Farmer recalls barnburning youth

Published 8:04 am Sunday, February 11, 2007

By By EUGENE L. TINKLEPAUGH, Staff Writer
Dick Tunnell has carried on a few traditions passed down to him from his father. He farms the same land his father once did, and in the early 1970s, the younger Tunnell twice won a male athlete award that was named in Dad’s honor.
As a junior and a senior, Tunnell received the Gilbert Tunnell memorial award for Male Athlete of the Year, presented to him by the Washington Daily News.
Tunnell graduated from Mattamuskeet High School in 1971.
Tall and a bit on the gangly side as a teen, he was starting center all four years of his high school basketball career. The game then was played at a different pace and style.
Most of the basketball courts were slick tile floors in those days, Tunnell said. “We would put vaseline on the bottom of our shoes to give us some grip,” he said.
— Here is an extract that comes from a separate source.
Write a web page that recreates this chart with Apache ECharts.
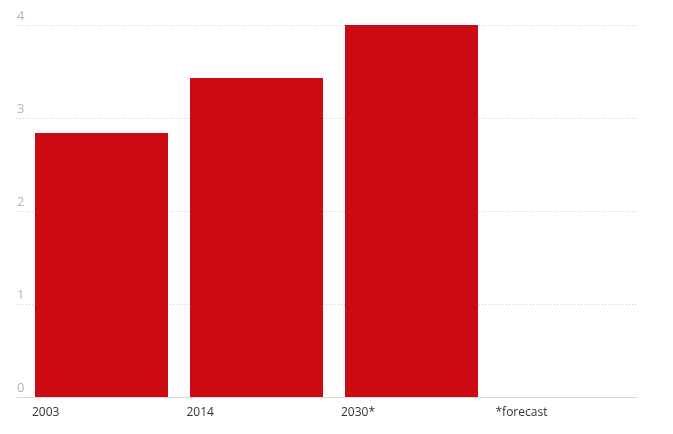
<!DOCTYPE html>
<html>
<head>
<meta charset="utf-8">
<script src="https://cdn.jsdelivr.net/npm/echarts@6/dist/echarts.min.js"></script>
<style>
  html, body { margin: 0; padding: 0; background: #fff; }
  #chart { width: 673px; height: 434px; }
</style>
</head>
<body>
<div id="chart"></div>
<script>
// data
var categories = ['2003', '2014', '2030*', '']
var values = [2.84, 3.43, 4.0, '-']
var tickLabels = ['2003', '2014', '2030*', '*forecast', '']

var font = '"Open Sans", "Noto Sans", sans-serif'
var chart = echarts.init(document.getElementById('chart'))

var hiddenY = function (idx) {
  return { type: 'value', gridIndex: idx, min: 0, max: 4, interval: 1, show: false }
}

chart.setOption({
  animation: false,
  grid: [
    // gridlines + baseline
    { left: 17, right: 36, top: 25, bottom: 37 },
    // bars
    { left: 24, right: 29, top: 25, bottom: 37 },
    // category labels
    { left: 32, right: 23, top: 25, bottom: 37 }
  ],
  xAxis: [
    {
      type: 'category', gridIndex: 0, data: ['a'],
      axisLine: { lineStyle: { color: '#d9d9d9', width: 1 } },
      axisTick: { show: false },
      axisLabel: { show: false }
    },
    {
      type: 'category', gridIndex: 1, data: categories,
      axisLine: { show: false }, axisTick: { show: false }, axisLabel: { show: false }
    },
    {
      type: 'category', gridIndex: 2, data: tickLabels, boundaryGap: false,
      axisLine: { show: false }, axisTick: { show: false },
      axisLabel: {
        align: 'left', margin: 10, interval: 0,
        color: '#333', fontSize: 12, fontFamily: font
      }
    }
  ],
  yAxis: [
    {
      type: 'value', gridIndex: 0, min: 0, max: 4, interval: 1,
      axisLine: { show: false }, axisTick: { show: false },
      splitLine: { lineStyle: { color: '#cfcfcf', type: [1, 2], width: 1 } },
      axisLabel: {
        inside: true, margin: 0, verticalAlign: 'bottom',
        padding: [0, 0, 2, 0],
        color: '#adb5c4', fontSize: 13, fontFamily: font
      }
    },
    hiddenY(1),
    hiddenY(2)
  ],
  series: [{
    type: 'bar',
    xAxisIndex: 1,
    yAxisIndex: 1,
    data: values,
    barWidth: 133,
    itemStyle: { color: '#cc0a13' }
  }]
})
</script>
</body>
</html>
The fan support, Tunnell said, was tremendous.
Tunnell played all three sports the lone Hyde County high school offered in his youth. The diamond was a second place he excelled at. He lettered in football as well, but not as exceptionally.
He was an offensive end — what transformed into a wide receiver position as the game evolved.
After his high school days, Tunnell went on to college, earning an agricultural education degree from North Carolina State University.
He walked on the college’s freshman team his first year there. He played for that team in 1971 and 1972, which ended up being the last season the college suited up a freshman ball club.
Tunnell’s freshman teammates would be the same group of guys to give State its unbelievable 1974 season that culminated with the Wolfpack winning the national championship.
David Thompson was on that Final Four winning team, and according to Tunnell, the college star’s 48-inch vertical jump was but a hint of Thompson’s talent.
After college, Tunnell came back to Hyde County to take over the family farm. Married with two children, Tunnell served on the Hyde County Board of Education for 16 years. Twelve of those years, he served as chairman.
Despite 10 hurricanes in the last 10 years threatening the Hyde County soil, Tunnell has managed to keep the produce he farms alive. Salt water on his land can take his crop away, he noted. “But I’ve been able to hang on and survive.”
The land has a special meaning to Tunnell. His father tilled the same soil. And when his father passed away — Tunnell was 16 — his mom kept up the farming operation, allowing Tunnell to finish school and go on to college.
When asked if he had a favorite sports moment, a wide grin appeared on Tunnell’s face.
His coach, Morgan Harris, was like a second father to him, Tunnell said.
In those days, area coaches kept rivalries just as much as ball teams did, according to Tunnell.
Tunnell remembers the friendly rivalry between his coach and Jack Wallace, coach at Bath High School who also coached Morgan in his ball-playing days.
One mournful bus ride back to Hyde County after Mattamuskeet High suffered a tough loss to Wallace’s baseball club was especially memorable, Tunnell recalled.
Mattamuskeet had lost 2-1. Losing meant no stopping for food. Those stops were reserved for celebrating — “an incentive to win,” Tunnell notes. But on this particular night, the bus would stop when the team happened upon some cows that had escaped.
Sports has given him fond memories, he acknowledged, but farming is his passion.
With all the advancements in the industry, Tunnell said it was an exciting time to farm.